ABSTRACT

The most significant determinant of impact is change in temperature, which may either increase or decrease. Precipitation patterns also change in these periods, but regional differences make it harder to know what type of impacts will occur (more on this in Chapter 3). Whether the event is a type of Hot or Cold War depends on the extant climate in the area. To conceptualize this relationship, consider how changes in temperature might affect migration in the two tension zones. Cold areas that become warmer invite immigrants, while hot areas becoming hotter push emigrants out. Of course, there will be differences in motivations for migration, whether to claim fertile land, to access renewable resources like wood or water, to seek out finite resources like gold or oil, or to obtain transit routes (see Table 2.1). The four periods cover diverse instances of natural and human interaction. Comparing and contrasting the periods and cases can reveal some general typologies for climate change and conflict. The Holocene Warming Period marked a period of intense warming that began the end of the current Ice Age. In the Medieval Climate Optimum, during the Middle Ages, a warming and favorable climate allowed human institutions to recover after the Dark Ages in Europe. In the Little Ice Age, conditions became cooler in the latter half of the second millennium. These conditions sometimes reversed gains in the medieval warm period. Finally, the current Anthropogene Warming Period, like the Holocene Warming Period, marks a return to dramatic warming conditions.

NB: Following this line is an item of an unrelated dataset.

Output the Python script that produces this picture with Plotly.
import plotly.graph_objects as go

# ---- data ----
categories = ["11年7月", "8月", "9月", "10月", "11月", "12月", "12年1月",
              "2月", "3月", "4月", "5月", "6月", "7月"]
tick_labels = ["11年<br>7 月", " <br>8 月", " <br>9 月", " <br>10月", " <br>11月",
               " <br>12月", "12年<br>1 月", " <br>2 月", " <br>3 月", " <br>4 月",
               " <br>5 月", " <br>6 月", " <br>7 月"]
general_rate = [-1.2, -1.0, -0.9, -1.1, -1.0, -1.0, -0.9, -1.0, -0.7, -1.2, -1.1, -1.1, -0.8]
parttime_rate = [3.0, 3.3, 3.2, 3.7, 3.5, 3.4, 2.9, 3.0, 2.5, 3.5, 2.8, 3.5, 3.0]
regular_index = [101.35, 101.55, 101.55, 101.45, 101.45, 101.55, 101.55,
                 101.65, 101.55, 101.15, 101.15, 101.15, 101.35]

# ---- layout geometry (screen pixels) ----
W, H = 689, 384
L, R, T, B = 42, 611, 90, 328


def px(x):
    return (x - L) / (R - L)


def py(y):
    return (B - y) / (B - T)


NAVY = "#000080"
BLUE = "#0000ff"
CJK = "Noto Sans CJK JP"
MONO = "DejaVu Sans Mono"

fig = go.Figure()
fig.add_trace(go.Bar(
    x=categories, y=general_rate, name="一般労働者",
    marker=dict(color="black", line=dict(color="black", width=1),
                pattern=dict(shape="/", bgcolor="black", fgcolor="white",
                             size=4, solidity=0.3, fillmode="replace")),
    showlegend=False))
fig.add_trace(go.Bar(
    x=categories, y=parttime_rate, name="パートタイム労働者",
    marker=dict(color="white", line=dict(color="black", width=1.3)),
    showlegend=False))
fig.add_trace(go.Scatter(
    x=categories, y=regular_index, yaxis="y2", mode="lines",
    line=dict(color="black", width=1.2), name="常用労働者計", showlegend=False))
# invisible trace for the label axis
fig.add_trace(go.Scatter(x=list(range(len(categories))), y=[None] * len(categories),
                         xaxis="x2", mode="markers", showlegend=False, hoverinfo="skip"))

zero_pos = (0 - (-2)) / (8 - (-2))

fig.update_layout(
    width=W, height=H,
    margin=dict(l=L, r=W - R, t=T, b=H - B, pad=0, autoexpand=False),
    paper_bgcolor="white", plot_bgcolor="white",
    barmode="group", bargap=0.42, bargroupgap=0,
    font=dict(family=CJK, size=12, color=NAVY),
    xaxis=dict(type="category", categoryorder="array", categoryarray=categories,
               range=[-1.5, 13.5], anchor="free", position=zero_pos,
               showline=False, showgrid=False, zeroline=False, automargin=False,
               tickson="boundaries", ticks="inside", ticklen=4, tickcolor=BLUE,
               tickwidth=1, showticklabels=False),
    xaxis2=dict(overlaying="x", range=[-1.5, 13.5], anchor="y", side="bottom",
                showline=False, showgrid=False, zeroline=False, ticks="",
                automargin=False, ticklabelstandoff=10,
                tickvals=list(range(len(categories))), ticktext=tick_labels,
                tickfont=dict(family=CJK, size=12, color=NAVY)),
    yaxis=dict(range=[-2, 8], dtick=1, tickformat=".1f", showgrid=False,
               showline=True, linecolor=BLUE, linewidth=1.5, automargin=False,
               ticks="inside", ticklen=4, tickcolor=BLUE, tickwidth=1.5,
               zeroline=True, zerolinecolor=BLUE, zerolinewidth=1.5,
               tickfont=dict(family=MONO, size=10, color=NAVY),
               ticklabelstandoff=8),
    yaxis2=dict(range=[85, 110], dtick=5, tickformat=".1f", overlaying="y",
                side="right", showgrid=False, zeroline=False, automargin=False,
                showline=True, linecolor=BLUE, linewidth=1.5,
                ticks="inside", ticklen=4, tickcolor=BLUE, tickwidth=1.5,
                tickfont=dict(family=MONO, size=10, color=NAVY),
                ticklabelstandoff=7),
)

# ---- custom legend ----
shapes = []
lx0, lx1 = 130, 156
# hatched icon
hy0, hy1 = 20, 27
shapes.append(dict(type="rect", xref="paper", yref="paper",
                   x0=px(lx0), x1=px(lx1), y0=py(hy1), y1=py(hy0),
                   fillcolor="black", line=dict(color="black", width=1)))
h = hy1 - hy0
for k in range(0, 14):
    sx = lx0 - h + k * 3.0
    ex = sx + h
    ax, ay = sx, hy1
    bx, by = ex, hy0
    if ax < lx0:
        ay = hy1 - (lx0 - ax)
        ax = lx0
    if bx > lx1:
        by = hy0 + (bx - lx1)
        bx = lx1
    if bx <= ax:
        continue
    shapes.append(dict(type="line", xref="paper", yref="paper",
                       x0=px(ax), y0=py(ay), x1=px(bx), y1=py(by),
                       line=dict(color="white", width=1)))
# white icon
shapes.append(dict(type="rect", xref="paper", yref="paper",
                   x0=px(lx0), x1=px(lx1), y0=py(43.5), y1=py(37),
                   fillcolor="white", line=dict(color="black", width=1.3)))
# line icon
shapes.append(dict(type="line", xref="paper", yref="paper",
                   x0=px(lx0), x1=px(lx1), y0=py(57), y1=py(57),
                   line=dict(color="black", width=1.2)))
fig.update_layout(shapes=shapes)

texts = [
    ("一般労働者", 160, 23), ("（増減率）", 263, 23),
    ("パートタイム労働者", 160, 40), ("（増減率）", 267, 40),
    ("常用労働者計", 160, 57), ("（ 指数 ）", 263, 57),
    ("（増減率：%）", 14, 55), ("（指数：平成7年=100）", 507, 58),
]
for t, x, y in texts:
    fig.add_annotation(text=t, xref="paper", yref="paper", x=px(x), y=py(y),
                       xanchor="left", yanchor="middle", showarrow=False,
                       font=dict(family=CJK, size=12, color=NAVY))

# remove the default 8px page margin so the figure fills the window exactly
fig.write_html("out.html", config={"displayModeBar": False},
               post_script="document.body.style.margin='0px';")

The point of the following case studies is not to prove a hypothesis related to Cold Wars and Hot Wars. History and these cases are much too messy to draw one-to-one comparisons. The cases do, however, show trends that suggest how Hot and Cold Wars evolved in the past, and how the lessons from them can be meaningful in the future. Each case represents an instance where climate change, along with a variety of other intervening variables, leads to conflict.